WRITTEN INSTRUCTION:
Write out the entire listing below exactly, with the pictures left out.

─── DATA LINES ───

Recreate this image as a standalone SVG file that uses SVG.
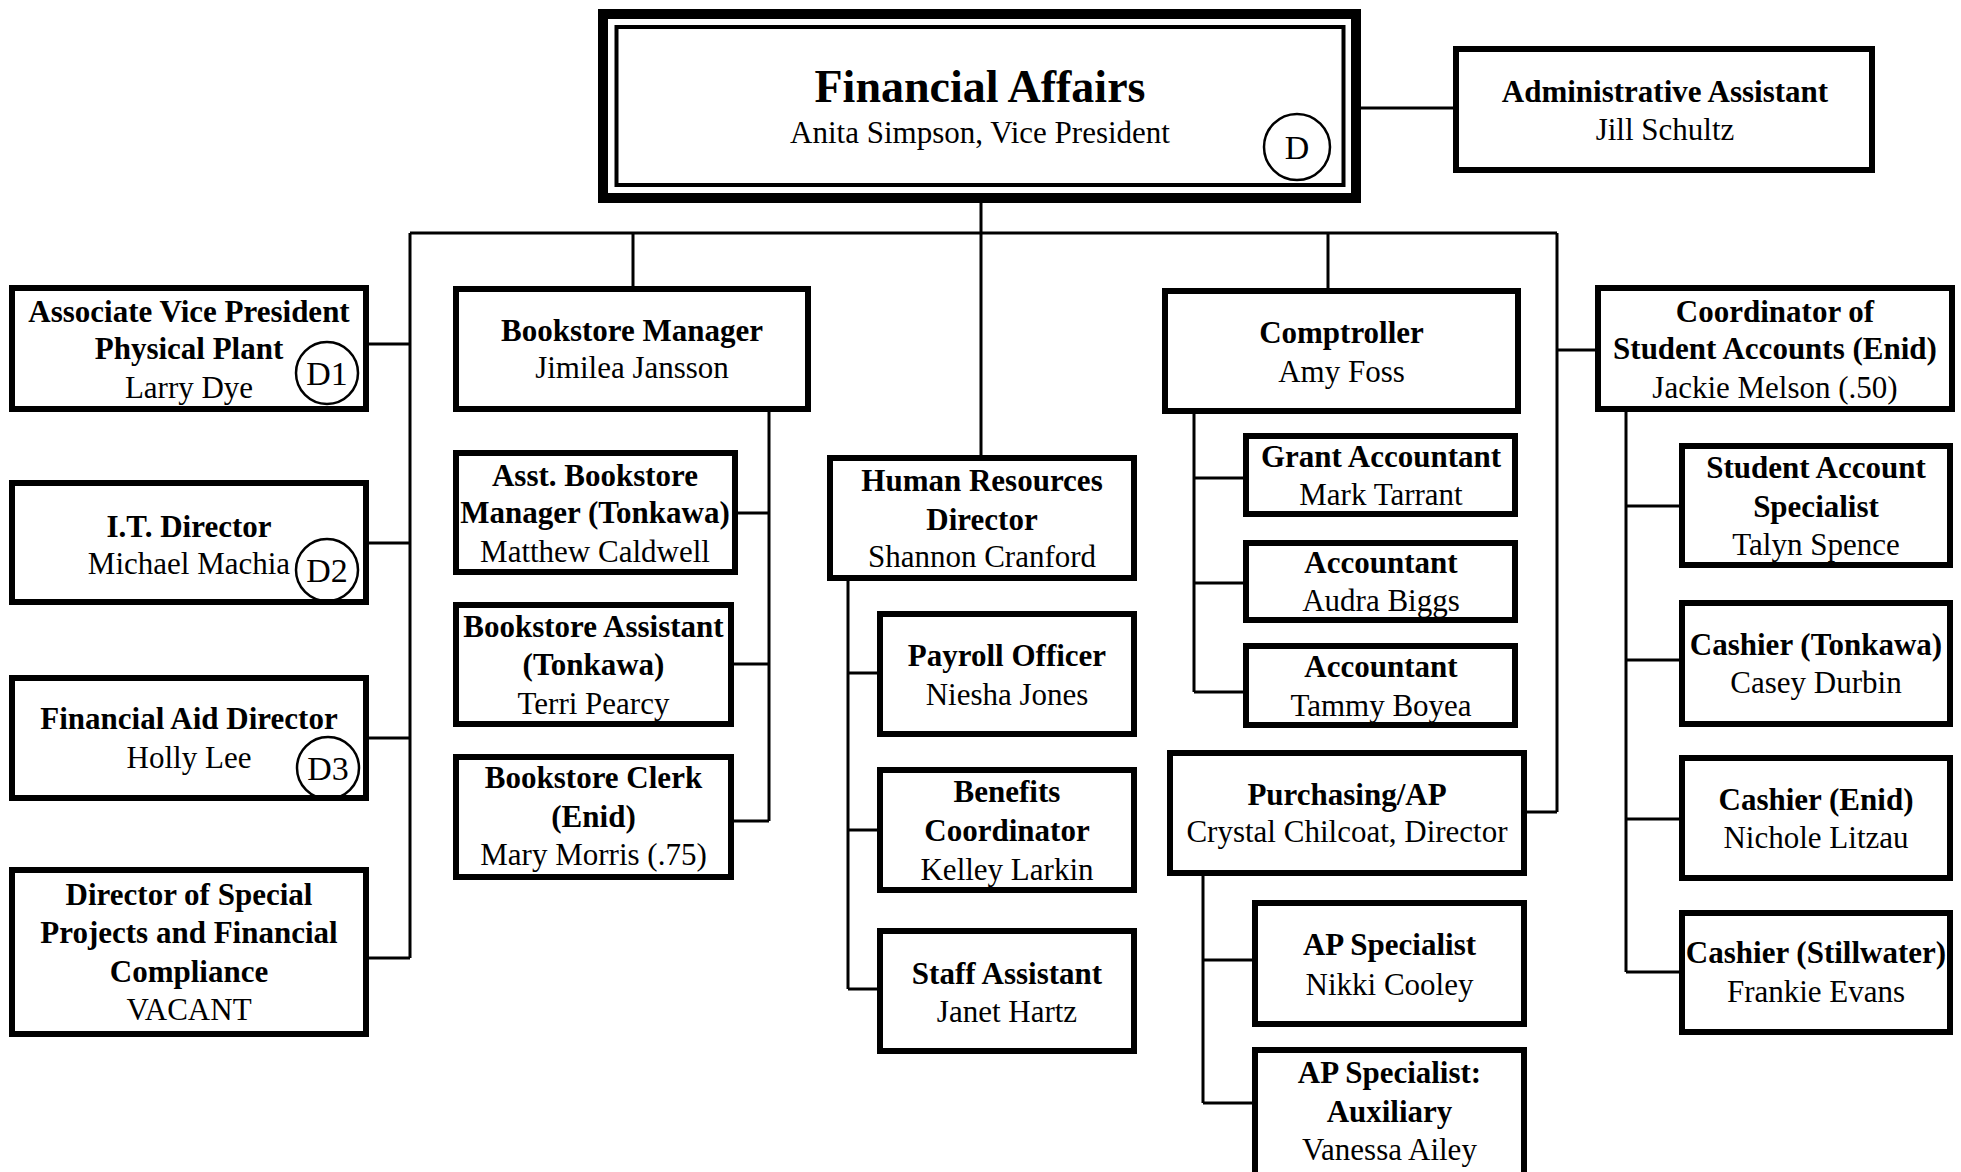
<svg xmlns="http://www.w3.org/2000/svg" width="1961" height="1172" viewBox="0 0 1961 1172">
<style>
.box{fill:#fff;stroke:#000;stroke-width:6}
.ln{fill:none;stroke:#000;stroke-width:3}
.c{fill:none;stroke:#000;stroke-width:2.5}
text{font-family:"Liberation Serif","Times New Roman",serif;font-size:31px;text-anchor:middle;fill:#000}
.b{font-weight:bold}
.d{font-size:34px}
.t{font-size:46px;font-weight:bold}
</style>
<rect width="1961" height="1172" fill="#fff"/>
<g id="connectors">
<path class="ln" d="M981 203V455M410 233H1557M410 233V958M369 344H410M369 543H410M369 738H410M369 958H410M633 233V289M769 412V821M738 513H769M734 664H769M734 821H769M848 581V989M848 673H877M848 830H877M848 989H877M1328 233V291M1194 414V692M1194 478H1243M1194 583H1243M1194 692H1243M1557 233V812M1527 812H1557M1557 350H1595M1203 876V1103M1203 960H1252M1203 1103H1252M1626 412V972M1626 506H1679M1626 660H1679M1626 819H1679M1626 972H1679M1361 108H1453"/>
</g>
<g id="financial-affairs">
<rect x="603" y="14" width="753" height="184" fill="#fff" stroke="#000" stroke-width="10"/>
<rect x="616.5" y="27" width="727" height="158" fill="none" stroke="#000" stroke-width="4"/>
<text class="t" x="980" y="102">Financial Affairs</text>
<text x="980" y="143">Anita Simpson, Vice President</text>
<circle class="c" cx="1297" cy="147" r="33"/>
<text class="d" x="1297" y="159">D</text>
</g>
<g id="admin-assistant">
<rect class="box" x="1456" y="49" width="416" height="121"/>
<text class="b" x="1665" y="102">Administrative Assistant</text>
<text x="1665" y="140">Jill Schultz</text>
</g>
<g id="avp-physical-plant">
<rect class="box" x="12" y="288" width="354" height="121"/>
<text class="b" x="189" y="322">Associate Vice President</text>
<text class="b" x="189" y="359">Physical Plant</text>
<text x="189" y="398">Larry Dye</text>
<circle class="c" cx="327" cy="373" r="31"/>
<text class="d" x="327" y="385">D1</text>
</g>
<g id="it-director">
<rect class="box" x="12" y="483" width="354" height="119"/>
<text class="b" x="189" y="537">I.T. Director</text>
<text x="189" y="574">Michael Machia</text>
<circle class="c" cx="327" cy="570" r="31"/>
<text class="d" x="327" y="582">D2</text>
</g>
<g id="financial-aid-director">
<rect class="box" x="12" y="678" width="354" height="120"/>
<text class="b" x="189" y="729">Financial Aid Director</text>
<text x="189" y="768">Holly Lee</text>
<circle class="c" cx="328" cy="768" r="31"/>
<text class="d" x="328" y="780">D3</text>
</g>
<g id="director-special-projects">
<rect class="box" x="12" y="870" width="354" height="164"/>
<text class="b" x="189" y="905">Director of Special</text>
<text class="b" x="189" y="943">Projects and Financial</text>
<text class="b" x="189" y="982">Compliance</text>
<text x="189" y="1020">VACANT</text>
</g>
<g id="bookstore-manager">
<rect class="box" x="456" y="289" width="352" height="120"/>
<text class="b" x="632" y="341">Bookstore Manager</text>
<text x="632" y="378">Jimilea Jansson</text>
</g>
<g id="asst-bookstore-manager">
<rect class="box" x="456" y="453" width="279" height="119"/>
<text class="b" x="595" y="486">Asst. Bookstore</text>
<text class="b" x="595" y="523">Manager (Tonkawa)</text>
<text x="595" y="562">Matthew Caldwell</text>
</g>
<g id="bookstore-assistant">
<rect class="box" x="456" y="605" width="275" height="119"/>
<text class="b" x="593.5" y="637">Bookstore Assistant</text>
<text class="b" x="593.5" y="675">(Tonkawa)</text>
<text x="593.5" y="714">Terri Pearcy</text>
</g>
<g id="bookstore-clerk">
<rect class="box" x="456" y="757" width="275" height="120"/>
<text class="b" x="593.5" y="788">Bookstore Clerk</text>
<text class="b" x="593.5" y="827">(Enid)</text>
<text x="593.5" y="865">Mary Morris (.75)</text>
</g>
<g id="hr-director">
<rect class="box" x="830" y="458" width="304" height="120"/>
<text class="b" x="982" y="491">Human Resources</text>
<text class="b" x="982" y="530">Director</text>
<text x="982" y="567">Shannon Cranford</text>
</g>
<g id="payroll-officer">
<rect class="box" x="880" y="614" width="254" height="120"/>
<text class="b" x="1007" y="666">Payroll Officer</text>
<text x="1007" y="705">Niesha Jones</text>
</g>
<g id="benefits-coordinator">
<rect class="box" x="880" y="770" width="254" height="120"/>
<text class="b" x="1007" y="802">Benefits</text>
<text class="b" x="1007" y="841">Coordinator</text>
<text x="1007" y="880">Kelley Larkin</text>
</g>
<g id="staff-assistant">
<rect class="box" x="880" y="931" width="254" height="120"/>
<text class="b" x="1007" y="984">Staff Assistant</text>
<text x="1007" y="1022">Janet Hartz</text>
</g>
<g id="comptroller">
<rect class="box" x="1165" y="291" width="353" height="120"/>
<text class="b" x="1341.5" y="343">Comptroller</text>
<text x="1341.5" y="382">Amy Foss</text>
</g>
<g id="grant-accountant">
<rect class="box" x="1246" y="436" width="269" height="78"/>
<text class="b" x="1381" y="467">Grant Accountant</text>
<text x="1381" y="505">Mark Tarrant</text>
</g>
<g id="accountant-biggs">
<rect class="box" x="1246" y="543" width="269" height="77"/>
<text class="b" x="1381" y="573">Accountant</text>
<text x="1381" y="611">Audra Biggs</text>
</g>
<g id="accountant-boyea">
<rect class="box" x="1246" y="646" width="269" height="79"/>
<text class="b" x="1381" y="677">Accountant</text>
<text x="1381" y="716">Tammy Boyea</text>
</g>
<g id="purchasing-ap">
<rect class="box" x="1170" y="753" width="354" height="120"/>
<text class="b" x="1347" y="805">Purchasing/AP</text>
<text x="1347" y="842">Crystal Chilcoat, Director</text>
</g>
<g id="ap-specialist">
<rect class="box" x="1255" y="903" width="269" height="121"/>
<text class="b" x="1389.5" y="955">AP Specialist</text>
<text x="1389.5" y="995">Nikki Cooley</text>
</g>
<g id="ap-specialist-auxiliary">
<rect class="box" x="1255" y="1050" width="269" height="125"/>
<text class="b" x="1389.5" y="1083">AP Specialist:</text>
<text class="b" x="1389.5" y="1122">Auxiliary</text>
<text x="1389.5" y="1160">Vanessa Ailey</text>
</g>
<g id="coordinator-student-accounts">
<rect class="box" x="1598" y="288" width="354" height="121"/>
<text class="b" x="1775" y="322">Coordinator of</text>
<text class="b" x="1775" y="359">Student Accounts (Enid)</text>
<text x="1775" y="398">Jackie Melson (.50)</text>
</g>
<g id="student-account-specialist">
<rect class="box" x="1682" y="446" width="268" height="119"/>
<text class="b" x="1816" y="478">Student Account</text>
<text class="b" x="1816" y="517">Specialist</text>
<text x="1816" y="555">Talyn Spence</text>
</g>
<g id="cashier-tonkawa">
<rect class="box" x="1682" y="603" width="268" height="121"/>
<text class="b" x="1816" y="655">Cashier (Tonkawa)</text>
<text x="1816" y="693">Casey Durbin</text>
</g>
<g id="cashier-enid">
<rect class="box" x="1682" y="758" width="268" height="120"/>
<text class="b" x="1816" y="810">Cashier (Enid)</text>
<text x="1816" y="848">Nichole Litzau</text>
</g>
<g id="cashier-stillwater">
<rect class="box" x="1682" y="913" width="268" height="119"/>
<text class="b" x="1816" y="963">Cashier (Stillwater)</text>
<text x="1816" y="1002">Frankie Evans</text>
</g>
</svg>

───

FINAL RESULT:
Recreate this image as a standalone SVG file that uses SVG.
<svg xmlns="http://www.w3.org/2000/svg" width="1961" height="1172" viewBox="0 0 1961 1172">
<style>
.box{fill:#fff;stroke:#000;stroke-width:6}
.ln{fill:none;stroke:#000;stroke-width:3}
.c{fill:none;stroke:#000;stroke-width:2.5}
text{font-family:"Liberation Serif","Times New Roman",serif;font-size:31px;text-anchor:middle;fill:#000}
.b{font-weight:bold}
.d{font-size:34px}
.t{font-size:46px;font-weight:bold}
</style>
<rect width="1961" height="1172" fill="#fff"/>
<g id="connectors">
<path class="ln" d="M981 203V455M410 233H1557M410 233V958M369 344H410M369 543H410M369 738H410M369 958H410M633 233V289M769 412V821M738 513H769M734 664H769M734 821H769M848 581V989M848 673H877M848 830H877M848 989H877M1328 233V291M1194 414V692M1194 478H1243M1194 583H1243M1194 692H1243M1557 233V812M1527 812H1557M1557 350H1595M1203 876V1103M1203 960H1252M1203 1103H1252M1626 412V972M1626 506H1679M1626 660H1679M1626 819H1679M1626 972H1679M1361 108H1453"/>
</g>
<g id="financial-affairs">
<rect x="603" y="14" width="753" height="184" fill="#fff" stroke="#000" stroke-width="10"/>
<rect x="616.5" y="27" width="727" height="158" fill="none" stroke="#000" stroke-width="4"/>
<text class="t" x="980" y="102">Financial Affairs</text>
<text x="980" y="143">Anita Simpson, Vice President</text>
<circle class="c" cx="1297" cy="147" r="33"/>
<text class="d" x="1297" y="159">D</text>
</g>
<g id="admin-assistant">
<rect class="box" x="1456" y="49" width="416" height="121"/>
<text class="b" x="1665" y="102">Administrative Assistant</text>
<text x="1665" y="140">Jill Schultz</text>
</g>
<g id="avp-physical-plant">
<rect class="box" x="12" y="288" width="354" height="121"/>
<text class="b" x="189" y="322">Associate Vice President</text>
<text class="b" x="189" y="359">Physical Plant</text>
<text x="189" y="398">Larry Dye</text>
<circle class="c" cx="327" cy="373" r="31"/>
<text class="d" x="327" y="385">D1</text>
</g>
<g id="it-director">
<rect class="box" x="12" y="483" width="354" height="119"/>
<text class="b" x="189" y="537">I.T. Director</text>
<text x="189" y="574">Michael Machia</text>
<circle class="c" cx="327" cy="570" r="31"/>
<text class="d" x="327" y="582">D2</text>
</g>
<g id="financial-aid-director">
<rect class="box" x="12" y="678" width="354" height="120"/>
<text class="b" x="189" y="729">Financial Aid Director</text>
<text x="189" y="768">Holly Lee</text>
<circle class="c" cx="328" cy="768" r="31"/>
<text class="d" x="328" y="780">D3</text>
</g>
<g id="director-special-projects">
<rect class="box" x="12" y="870" width="354" height="164"/>
<text class="b" x="189" y="905">Director of Special</text>
<text class="b" x="189" y="943">Projects and Financial</text>
<text class="b" x="189" y="982">Compliance</text>
<text x="189" y="1020">VACANT</text>
</g>
<g id="bookstore-manager">
<rect class="box" x="456" y="289" width="352" height="120"/>
<text class="b" x="632" y="341">Bookstore Manager</text>
<text x="632" y="378">Jimilea Jansson</text>
</g>
<g id="asst-bookstore-manager">
<rect class="box" x="456" y="453" width="279" height="119"/>
<text class="b" x="595" y="486">Asst. Bookstore</text>
<text class="b" x="595" y="523">Manager (Tonkawa)</text>
<text x="595" y="562">Matthew Caldwell</text>
</g>
<g id="bookstore-assistant">
<rect class="box" x="456" y="605" width="275" height="119"/>
<text class="b" x="593.5" y="637">Bookstore Assistant</text>
<text class="b" x="593.5" y="675">(Tonkawa)</text>
<text x="593.5" y="714">Terri Pearcy</text>
</g>
<g id="bookstore-clerk">
<rect class="box" x="456" y="757" width="275" height="120"/>
<text class="b" x="593.5" y="788">Bookstore Clerk</text>
<text class="b" x="593.5" y="827">(Enid)</text>
<text x="593.5" y="865">Mary Morris (.75)</text>
</g>
<g id="hr-director">
<rect class="box" x="830" y="458" width="304" height="120"/>
<text class="b" x="982" y="491">Human Resources</text>
<text class="b" x="982" y="530">Director</text>
<text x="982" y="567">Shannon Cranford</text>
</g>
<g id="payroll-officer">
<rect class="box" x="880" y="614" width="254" height="120"/>
<text class="b" x="1007" y="666">Payroll Officer</text>
<text x="1007" y="705">Niesha Jones</text>
</g>
<g id="benefits-coordinator">
<rect class="box" x="880" y="770" width="254" height="120"/>
<text class="b" x="1007" y="802">Benefits</text>
<text class="b" x="1007" y="841">Coordinator</text>
<text x="1007" y="880">Kelley Larkin</text>
</g>
<g id="staff-assistant">
<rect class="box" x="880" y="931" width="254" height="120"/>
<text class="b" x="1007" y="984">Staff Assistant</text>
<text x="1007" y="1022">Janet Hartz</text>
</g>
<g id="comptroller">
<rect class="box" x="1165" y="291" width="353" height="120"/>
<text class="b" x="1341.5" y="343">Comptroller</text>
<text x="1341.5" y="382">Amy Foss</text>
</g>
<g id="grant-accountant">
<rect class="box" x="1246" y="436" width="269" height="78"/>
<text class="b" x="1381" y="467">Grant Accountant</text>
<text x="1381" y="505">Mark Tarrant</text>
</g>
<g id="accountant-biggs">
<rect class="box" x="1246" y="543" width="269" height="77"/>
<text class="b" x="1381" y="573">Accountant</text>
<text x="1381" y="611">Audra Biggs</text>
</g>
<g id="accountant-boyea">
<rect class="box" x="1246" y="646" width="269" height="79"/>
<text class="b" x="1381" y="677">Accountant</text>
<text x="1381" y="716">Tammy Boyea</text>
</g>
<g id="purchasing-ap">
<rect class="box" x="1170" y="753" width="354" height="120"/>
<text class="b" x="1347" y="805">Purchasing/AP</text>
<text x="1347" y="842">Crystal Chilcoat, Director</text>
</g>
<g id="ap-specialist">
<rect class="box" x="1255" y="903" width="269" height="121"/>
<text class="b" x="1389.5" y="955">AP Specialist</text>
<text x="1389.5" y="995">Nikki Cooley</text>
</g>
<g id="ap-specialist-auxiliary">
<rect class="box" x="1255" y="1050" width="269" height="125"/>
<text class="b" x="1389.5" y="1083">AP Specialist:</text>
<text class="b" x="1389.5" y="1122">Auxiliary</text>
<text x="1389.5" y="1160">Vanessa Ailey</text>
</g>
<g id="coordinator-student-accounts">
<rect class="box" x="1598" y="288" width="354" height="121"/>
<text class="b" x="1775" y="322">Coordinator of</text>
<text class="b" x="1775" y="359">Student Accounts (Enid)</text>
<text x="1775" y="398">Jackie Melson (.50)</text>
</g>
<g id="student-account-specialist">
<rect class="box" x="1682" y="446" width="268" height="119"/>
<text class="b" x="1816" y="478">Student Account</text>
<text class="b" x="1816" y="517">Specialist</text>
<text x="1816" y="555">Talyn Spence</text>
</g>
<g id="cashier-tonkawa">
<rect class="box" x="1682" y="603" width="268" height="121"/>
<text class="b" x="1816" y="655">Cashier (Tonkawa)</text>
<text x="1816" y="693">Casey Durbin</text>
</g>
<g id="cashier-enid">
<rect class="box" x="1682" y="758" width="268" height="120"/>
<text class="b" x="1816" y="810">Cashier (Enid)</text>
<text x="1816" y="848">Nichole Litzau</text>
</g>
<g id="cashier-stillwater">
<rect class="box" x="1682" y="913" width="268" height="119"/>
<text class="b" x="1816" y="963">Cashier (Stillwater)</text>
<text x="1816" y="1002">Frankie Evans</text>
</g>
</svg>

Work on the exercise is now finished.